Repeat every record below exactly as it appears.
========================================
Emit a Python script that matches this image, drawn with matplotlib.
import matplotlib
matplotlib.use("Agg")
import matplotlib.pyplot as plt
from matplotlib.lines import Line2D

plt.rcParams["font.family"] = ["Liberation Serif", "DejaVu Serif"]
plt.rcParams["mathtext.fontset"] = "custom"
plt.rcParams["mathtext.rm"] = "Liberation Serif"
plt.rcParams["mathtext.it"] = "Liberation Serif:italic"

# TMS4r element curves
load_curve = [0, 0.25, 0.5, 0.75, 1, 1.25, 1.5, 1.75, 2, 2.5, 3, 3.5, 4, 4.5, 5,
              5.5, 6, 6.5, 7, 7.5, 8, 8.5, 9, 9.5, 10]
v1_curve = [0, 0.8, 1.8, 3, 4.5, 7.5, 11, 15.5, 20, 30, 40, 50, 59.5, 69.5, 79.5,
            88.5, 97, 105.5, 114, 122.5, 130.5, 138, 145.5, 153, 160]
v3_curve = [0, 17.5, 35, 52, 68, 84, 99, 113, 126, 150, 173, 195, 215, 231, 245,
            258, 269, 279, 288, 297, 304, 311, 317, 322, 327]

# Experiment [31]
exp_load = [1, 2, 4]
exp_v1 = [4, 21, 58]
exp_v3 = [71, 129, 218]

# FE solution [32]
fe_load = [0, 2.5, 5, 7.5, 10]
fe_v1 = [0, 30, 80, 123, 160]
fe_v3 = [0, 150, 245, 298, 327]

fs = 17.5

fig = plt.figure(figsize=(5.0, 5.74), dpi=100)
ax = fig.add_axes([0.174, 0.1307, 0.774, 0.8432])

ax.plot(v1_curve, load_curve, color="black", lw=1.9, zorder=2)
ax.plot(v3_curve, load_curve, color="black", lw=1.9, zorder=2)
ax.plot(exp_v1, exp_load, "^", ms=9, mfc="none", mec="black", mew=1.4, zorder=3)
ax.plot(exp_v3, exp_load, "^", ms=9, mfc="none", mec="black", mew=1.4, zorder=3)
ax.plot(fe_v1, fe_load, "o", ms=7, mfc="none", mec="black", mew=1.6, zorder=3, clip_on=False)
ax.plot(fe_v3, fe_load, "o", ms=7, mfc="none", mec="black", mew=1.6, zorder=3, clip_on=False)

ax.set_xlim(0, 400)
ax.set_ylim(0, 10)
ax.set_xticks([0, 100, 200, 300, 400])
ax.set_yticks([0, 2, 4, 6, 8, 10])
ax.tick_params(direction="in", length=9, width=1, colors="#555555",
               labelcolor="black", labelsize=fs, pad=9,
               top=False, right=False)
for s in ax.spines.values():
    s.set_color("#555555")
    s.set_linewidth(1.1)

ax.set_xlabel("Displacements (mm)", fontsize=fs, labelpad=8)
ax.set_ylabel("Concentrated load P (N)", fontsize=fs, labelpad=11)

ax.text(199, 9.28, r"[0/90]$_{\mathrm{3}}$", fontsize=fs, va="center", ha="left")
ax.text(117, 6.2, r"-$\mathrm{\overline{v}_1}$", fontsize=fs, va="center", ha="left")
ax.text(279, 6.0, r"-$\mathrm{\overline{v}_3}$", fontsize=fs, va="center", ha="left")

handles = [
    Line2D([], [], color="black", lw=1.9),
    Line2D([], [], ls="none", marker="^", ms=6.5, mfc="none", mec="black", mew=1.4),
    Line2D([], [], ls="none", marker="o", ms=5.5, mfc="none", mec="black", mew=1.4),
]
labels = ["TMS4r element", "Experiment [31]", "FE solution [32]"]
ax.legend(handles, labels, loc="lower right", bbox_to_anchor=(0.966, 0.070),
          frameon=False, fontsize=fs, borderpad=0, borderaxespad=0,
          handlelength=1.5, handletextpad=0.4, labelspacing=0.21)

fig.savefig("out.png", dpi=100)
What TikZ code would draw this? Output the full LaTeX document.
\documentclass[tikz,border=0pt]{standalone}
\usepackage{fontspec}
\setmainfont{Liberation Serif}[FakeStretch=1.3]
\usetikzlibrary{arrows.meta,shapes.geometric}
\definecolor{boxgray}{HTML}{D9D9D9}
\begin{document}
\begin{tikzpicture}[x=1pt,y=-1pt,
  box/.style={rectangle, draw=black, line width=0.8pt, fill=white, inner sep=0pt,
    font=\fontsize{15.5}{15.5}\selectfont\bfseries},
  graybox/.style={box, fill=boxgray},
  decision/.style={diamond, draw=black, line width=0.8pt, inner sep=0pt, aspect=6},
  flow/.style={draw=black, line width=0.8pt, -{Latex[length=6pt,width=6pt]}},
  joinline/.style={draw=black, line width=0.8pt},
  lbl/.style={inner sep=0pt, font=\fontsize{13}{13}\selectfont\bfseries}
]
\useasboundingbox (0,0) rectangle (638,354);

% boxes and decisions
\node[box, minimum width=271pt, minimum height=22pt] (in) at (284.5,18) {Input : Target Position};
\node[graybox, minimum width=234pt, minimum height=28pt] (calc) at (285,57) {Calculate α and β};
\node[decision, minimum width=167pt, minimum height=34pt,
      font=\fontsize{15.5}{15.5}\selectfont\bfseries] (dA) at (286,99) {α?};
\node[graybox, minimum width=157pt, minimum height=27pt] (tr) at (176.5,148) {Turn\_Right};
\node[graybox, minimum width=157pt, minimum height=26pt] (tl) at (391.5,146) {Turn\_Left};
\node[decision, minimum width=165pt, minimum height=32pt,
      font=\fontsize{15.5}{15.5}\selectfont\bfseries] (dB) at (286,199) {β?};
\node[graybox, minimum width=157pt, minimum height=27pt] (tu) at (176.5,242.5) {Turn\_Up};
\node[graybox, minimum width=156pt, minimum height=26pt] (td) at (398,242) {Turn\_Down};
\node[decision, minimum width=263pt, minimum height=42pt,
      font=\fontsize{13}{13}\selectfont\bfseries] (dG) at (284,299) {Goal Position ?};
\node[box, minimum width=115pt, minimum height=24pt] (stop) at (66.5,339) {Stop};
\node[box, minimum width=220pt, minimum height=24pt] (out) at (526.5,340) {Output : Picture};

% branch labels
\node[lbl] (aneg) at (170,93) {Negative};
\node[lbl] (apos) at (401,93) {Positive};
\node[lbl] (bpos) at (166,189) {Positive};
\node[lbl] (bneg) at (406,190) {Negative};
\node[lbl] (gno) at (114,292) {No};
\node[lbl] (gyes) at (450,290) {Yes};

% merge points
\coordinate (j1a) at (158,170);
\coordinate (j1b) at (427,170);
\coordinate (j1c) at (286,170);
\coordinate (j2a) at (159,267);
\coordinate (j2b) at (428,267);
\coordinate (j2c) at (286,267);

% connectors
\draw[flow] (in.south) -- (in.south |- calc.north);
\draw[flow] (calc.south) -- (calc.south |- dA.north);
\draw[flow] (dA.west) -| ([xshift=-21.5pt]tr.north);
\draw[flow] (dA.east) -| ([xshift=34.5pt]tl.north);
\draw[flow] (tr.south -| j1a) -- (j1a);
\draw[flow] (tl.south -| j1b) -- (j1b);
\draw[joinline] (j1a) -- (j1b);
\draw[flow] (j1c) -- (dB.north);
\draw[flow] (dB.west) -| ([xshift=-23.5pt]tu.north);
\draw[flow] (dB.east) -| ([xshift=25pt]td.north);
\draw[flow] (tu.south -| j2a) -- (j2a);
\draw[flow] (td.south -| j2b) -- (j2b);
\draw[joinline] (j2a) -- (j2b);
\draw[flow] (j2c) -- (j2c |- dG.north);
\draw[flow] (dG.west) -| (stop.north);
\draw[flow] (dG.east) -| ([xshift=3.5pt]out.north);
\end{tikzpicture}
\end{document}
========================================
FINAL RESULT =
Emit a Python script that matches this image, drawn with matplotlib.
import matplotlib
matplotlib.use("Agg")
import matplotlib.pyplot as plt
from matplotlib.lines import Line2D

plt.rcParams["font.family"] = ["Liberation Serif", "DejaVu Serif"]
plt.rcParams["mathtext.fontset"] = "custom"
plt.rcParams["mathtext.rm"] = "Liberation Serif"
plt.rcParams["mathtext.it"] = "Liberation Serif:italic"

# TMS4r element curves
load_curve = [0, 0.25, 0.5, 0.75, 1, 1.25, 1.5, 1.75, 2, 2.5, 3, 3.5, 4, 4.5, 5,
              5.5, 6, 6.5, 7, 7.5, 8, 8.5, 9, 9.5, 10]
v1_curve = [0, 0.8, 1.8, 3, 4.5, 7.5, 11, 15.5, 20, 30, 40, 50, 59.5, 69.5, 79.5,
            88.5, 97, 105.5, 114, 122.5, 130.5, 138, 145.5, 153, 160]
v3_curve = [0, 17.5, 35, 52, 68, 84, 99, 113, 126, 150, 173, 195, 215, 231, 245,
            258, 269, 279, 288, 297, 304, 311, 317, 322, 327]

# Experiment [31]
exp_load = [1, 2, 4]
exp_v1 = [4, 21, 58]
exp_v3 = [71, 129, 218]

# FE solution [32]
fe_load = [0, 2.5, 5, 7.5, 10]
fe_v1 = [0, 30, 80, 123, 160]
fe_v3 = [0, 150, 245, 298, 327]

fs = 17.5

fig = plt.figure(figsize=(5.0, 5.74), dpi=100)
ax = fig.add_axes([0.174, 0.1307, 0.774, 0.8432])

ax.plot(v1_curve, load_curve, color="black", lw=1.9, zorder=2)
ax.plot(v3_curve, load_curve, color="black", lw=1.9, zorder=2)
ax.plot(exp_v1, exp_load, "^", ms=9, mfc="none", mec="black", mew=1.4, zorder=3)
ax.plot(exp_v3, exp_load, "^", ms=9, mfc="none", mec="black", mew=1.4, zorder=3)
ax.plot(fe_v1, fe_load, "o", ms=7, mfc="none", mec="black", mew=1.6, zorder=3, clip_on=False)
ax.plot(fe_v3, fe_load, "o", ms=7, mfc="none", mec="black", mew=1.6, zorder=3, clip_on=False)

ax.set_xlim(0, 400)
ax.set_ylim(0, 10)
ax.set_xticks([0, 100, 200, 300, 400])
ax.set_yticks([0, 2, 4, 6, 8, 10])
ax.tick_params(direction="in", length=9, width=1, colors="#555555",
               labelcolor="black", labelsize=fs, pad=9,
               top=False, right=False)
for s in ax.spines.values():
    s.set_color("#555555")
    s.set_linewidth(1.1)

ax.set_xlabel("Displacements (mm)", fontsize=fs, labelpad=8)
ax.set_ylabel("Concentrated load P (N)", fontsize=fs, labelpad=11)

ax.text(199, 9.28, r"[0/90]$_{\mathrm{3}}$", fontsize=fs, va="center", ha="left")
ax.text(117, 6.2, r"-$\mathrm{\overline{v}_1}$", fontsize=fs, va="center", ha="left")
ax.text(279, 6.0, r"-$\mathrm{\overline{v}_3}$", fontsize=fs, va="center", ha="left")

handles = [
    Line2D([], [], color="black", lw=1.9),
    Line2D([], [], ls="none", marker="^", ms=6.5, mfc="none", mec="black", mew=1.4),
    Line2D([], [], ls="none", marker="o", ms=5.5, mfc="none", mec="black", mew=1.4),
]
labels = ["TMS4r element", "Experiment [31]", "FE solution [32]"]
ax.legend(handles, labels, loc="lower right", bbox_to_anchor=(0.966, 0.070),
          frameon=False, fontsize=fs, borderpad=0, borderaxespad=0,
          handlelength=1.5, handletextpad=0.4, labelspacing=0.21)

fig.savefig("out.png", dpi=100)
What TikZ code would draw this? Output the full LaTeX document.
\documentclass[tikz,border=0pt]{standalone}
\usepackage{fontspec}
\setmainfont{Liberation Serif}[FakeStretch=1.3]
\usetikzlibrary{arrows.meta,shapes.geometric}
\definecolor{boxgray}{HTML}{D9D9D9}
\begin{document}
\begin{tikzpicture}[x=1pt,y=-1pt,
  box/.style={rectangle, draw=black, line width=0.8pt, fill=white, inner sep=0pt,
    font=\fontsize{15.5}{15.5}\selectfont\bfseries},
  graybox/.style={box, fill=boxgray},
  decision/.style={diamond, draw=black, line width=0.8pt, inner sep=0pt, aspect=6},
  flow/.style={draw=black, line width=0.8pt, -{Latex[length=6pt,width=6pt]}},
  joinline/.style={draw=black, line width=0.8pt},
  lbl/.style={inner sep=0pt, font=\fontsize{13}{13}\selectfont\bfseries}
]
\useasboundingbox (0,0) rectangle (638,354);

% boxes and decisions
\node[box, minimum width=271pt, minimum height=22pt] (in) at (284.5,18) {Input : Target Position};
\node[graybox, minimum width=234pt, minimum height=28pt] (calc) at (285,57) {Calculate α and β};
\node[decision, minimum width=167pt, minimum height=34pt,
      font=\fontsize{15.5}{15.5}\selectfont\bfseries] (dA) at (286,99) {α?};
\node[graybox, minimum width=157pt, minimum height=27pt] (tr) at (176.5,148) {Turn\_Right};
\node[graybox, minimum width=157pt, minimum height=26pt] (tl) at (391.5,146) {Turn\_Left};
\node[decision, minimum width=165pt, minimum height=32pt,
      font=\fontsize{15.5}{15.5}\selectfont\bfseries] (dB) at (286,199) {β?};
\node[graybox, minimum width=157pt, minimum height=27pt] (tu) at (176.5,242.5) {Turn\_Up};
\node[graybox, minimum width=156pt, minimum height=26pt] (td) at (398,242) {Turn\_Down};
\node[decision, minimum width=263pt, minimum height=42pt,
      font=\fontsize{13}{13}\selectfont\bfseries] (dG) at (284,299) {Goal Position ?};
\node[box, minimum width=115pt, minimum height=24pt] (stop) at (66.5,339) {Stop};
\node[box, minimum width=220pt, minimum height=24pt] (out) at (526.5,340) {Output : Picture};

% branch labels
\node[lbl] (aneg) at (170,93) {Negative};
\node[lbl] (apos) at (401,93) {Positive};
\node[lbl] (bpos) at (166,189) {Positive};
\node[lbl] (bneg) at (406,190) {Negative};
\node[lbl] (gno) at (114,292) {No};
\node[lbl] (gyes) at (450,290) {Yes};

% merge points
\coordinate (j1a) at (158,170);
\coordinate (j1b) at (427,170);
\coordinate (j1c) at (286,170);
\coordinate (j2a) at (159,267);
\coordinate (j2b) at (428,267);
\coordinate (j2c) at (286,267);

% connectors
\draw[flow] (in.south) -- (in.south |- calc.north);
\draw[flow] (calc.south) -- (calc.south |- dA.north);
\draw[flow] (dA.west) -| ([xshift=-21.5pt]tr.north);
\draw[flow] (dA.east) -| ([xshift=34.5pt]tl.north);
\draw[flow] (tr.south -| j1a) -- (j1a);
\draw[flow] (tl.south -| j1b) -- (j1b);
\draw[joinline] (j1a) -- (j1b);
\draw[flow] (j1c) -- (dB.north);
\draw[flow] (dB.west) -| ([xshift=-23.5pt]tu.north);
\draw[flow] (dB.east) -| ([xshift=25pt]td.north);
\draw[flow] (tu.south -| j2a) -- (j2a);
\draw[flow] (td.south -| j2b) -- (j2b);
\draw[joinline] (j2a) -- (j2b);
\draw[flow] (j2c) -- (j2c |- dG.north);
\draw[flow] (dG.west) -| (stop.north);
\draw[flow] (dG.east) -| ([xshift=3.5pt]out.north);
\end{tikzpicture}
\end{document}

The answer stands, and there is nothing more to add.